Для России признание за ней особого статуса, закрепленного местом в G8 и смягчением западных стратегий, заменило soft power. Как вдруг, накинувшись на национал-революционный Киев во имя «войны с фашизмом», Россия стала выглядеть просто-напросто опасной страной. Капитал «удивительной и неповторимой» исчез, а с ним и шарм российской soft power. Мы оказались в группе стран риска, в которых нет ничего исключительного. Пора понять, что с переходом в более низкую лигу предстоит изменение статуса.
Россия – не авторитарный донор стабилизации, как прежде, а враг идеи порядка. Никто не хочет испытывать, готов ли Кремль впредь вести себя предсказуемее? Это слишком рискованно. Стабилизационная повестка в Европе отныне противостоит повестке отношений с Москвой. На смену исключительной России с великим прошлым пришла поднадзорная Россия, страна-рецидивист. Правда, это другое «неэксклюзивное» государство добивается нового европейского урегулирования взамен разрушенного. Возможно ли это? Да – но в наших ли интересах?
Требование Москвы в 1990-е – 2000-е годы. стать членом западного порядка с правом голоса было вполне справедливым, однако выгодно ли оно теперь? Вот еще один повод опознать свои действительные национальные интересы.
Часто приводят пример Хельсинкских соглашений 1975 года, навечно признавших послевоенные границы за 15 лет до того, как они переменились. Странный эталон, он более настораживает, чем вдохновляет. Хельсинки лишь углубили стратегические несчастья СССР. Десятилетие предперестройки прошло для Москвы в моральной изоляции под судом Хельсинкских протоколов.
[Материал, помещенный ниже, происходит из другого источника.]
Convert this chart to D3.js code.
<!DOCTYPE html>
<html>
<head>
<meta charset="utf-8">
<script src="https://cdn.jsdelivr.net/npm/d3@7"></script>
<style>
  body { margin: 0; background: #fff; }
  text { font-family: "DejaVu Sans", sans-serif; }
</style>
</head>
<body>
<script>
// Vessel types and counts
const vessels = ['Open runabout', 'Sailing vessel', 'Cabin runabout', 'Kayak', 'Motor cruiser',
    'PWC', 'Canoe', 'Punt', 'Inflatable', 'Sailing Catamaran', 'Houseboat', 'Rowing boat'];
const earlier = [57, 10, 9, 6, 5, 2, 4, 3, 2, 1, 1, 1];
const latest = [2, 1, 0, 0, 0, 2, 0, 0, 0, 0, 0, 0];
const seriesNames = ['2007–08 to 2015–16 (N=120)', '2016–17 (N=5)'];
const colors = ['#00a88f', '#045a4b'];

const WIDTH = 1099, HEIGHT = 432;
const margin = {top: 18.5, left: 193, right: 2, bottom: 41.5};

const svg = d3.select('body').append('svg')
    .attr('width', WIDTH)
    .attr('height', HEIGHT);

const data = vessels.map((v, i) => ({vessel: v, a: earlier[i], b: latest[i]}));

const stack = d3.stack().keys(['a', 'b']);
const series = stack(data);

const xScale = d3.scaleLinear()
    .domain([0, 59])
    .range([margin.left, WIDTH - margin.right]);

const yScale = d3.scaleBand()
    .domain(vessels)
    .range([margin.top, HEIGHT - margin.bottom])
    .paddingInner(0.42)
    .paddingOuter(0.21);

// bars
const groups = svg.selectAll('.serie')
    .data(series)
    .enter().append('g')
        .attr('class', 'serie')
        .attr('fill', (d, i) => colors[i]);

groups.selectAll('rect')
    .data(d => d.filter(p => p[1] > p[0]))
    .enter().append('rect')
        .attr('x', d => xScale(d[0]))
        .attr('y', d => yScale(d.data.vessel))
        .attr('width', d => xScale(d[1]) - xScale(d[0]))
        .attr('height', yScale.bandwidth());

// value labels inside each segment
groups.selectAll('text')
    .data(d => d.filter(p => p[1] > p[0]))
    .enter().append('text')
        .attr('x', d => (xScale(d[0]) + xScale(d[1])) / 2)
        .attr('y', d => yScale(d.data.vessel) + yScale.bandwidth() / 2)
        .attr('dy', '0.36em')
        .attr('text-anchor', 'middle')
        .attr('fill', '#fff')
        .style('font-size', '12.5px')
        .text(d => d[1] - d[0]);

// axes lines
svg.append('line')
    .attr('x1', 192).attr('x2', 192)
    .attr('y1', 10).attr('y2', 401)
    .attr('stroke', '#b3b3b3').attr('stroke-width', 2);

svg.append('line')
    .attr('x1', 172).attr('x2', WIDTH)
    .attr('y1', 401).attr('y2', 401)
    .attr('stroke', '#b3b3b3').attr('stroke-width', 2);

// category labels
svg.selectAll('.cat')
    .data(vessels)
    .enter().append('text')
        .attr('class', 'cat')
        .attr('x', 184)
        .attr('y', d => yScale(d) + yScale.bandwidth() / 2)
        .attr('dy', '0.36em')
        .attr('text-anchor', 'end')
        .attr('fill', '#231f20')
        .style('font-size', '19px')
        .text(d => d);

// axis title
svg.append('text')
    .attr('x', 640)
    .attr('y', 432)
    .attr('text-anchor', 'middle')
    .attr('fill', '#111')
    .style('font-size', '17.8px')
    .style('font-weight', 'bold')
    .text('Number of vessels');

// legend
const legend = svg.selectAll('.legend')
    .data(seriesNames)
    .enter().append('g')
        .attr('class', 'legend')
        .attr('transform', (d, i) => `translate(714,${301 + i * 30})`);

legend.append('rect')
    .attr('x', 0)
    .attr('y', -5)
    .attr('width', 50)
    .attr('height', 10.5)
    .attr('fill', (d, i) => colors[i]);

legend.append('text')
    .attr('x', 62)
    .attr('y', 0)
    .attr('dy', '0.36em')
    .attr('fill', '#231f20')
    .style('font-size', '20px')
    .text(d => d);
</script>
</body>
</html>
Большой договор Евросоюза и Евразийского экономического союза, если даже возникнет, предсказуемо станет геополитической биржей с фильтрами допуска. Каждую сделку России придется «покупать». Торг пойдет, конечно, вокруг границ и суверенитетов в Евразии, но любые уступки России (а речь отныне только о них, но не о сообществе доверия) обставят и обусловят военно-стратегическими контрфорсами. Формализация правил во всяком случае пройдет за счет сокращения маневренных зон, где у России до сих пор были развязаны руки для сдерживания. Такой договор подстегнет формализацию и еще более опасных для Российской Федерации новелл – при участии России по ходу переговоров может состояться долгосрочная антироссийская «коалиция по умолчанию».
Итак, мы входим в эру неизбежной ревизии национальных интересов России. Может, хоть теперь кто-то захочет узнать их состав? Что предпочтительнее с позиции наших интересов – корыстолюбиво лояльная Москве лицемерная Украина? Или столь же лицемерный новый европейский порядок – неудобный и жесткий, тот, который уже складывается вокруг украинского урегулирования? Но что тогда станет ценой будущего порядка – Донбасс? Украина? Или само нынешнее устройство Российской Федерации?
Ответы на эти вопросы как раз и относятся к сфере национальных интересов России, все еще остающихся неопознанными.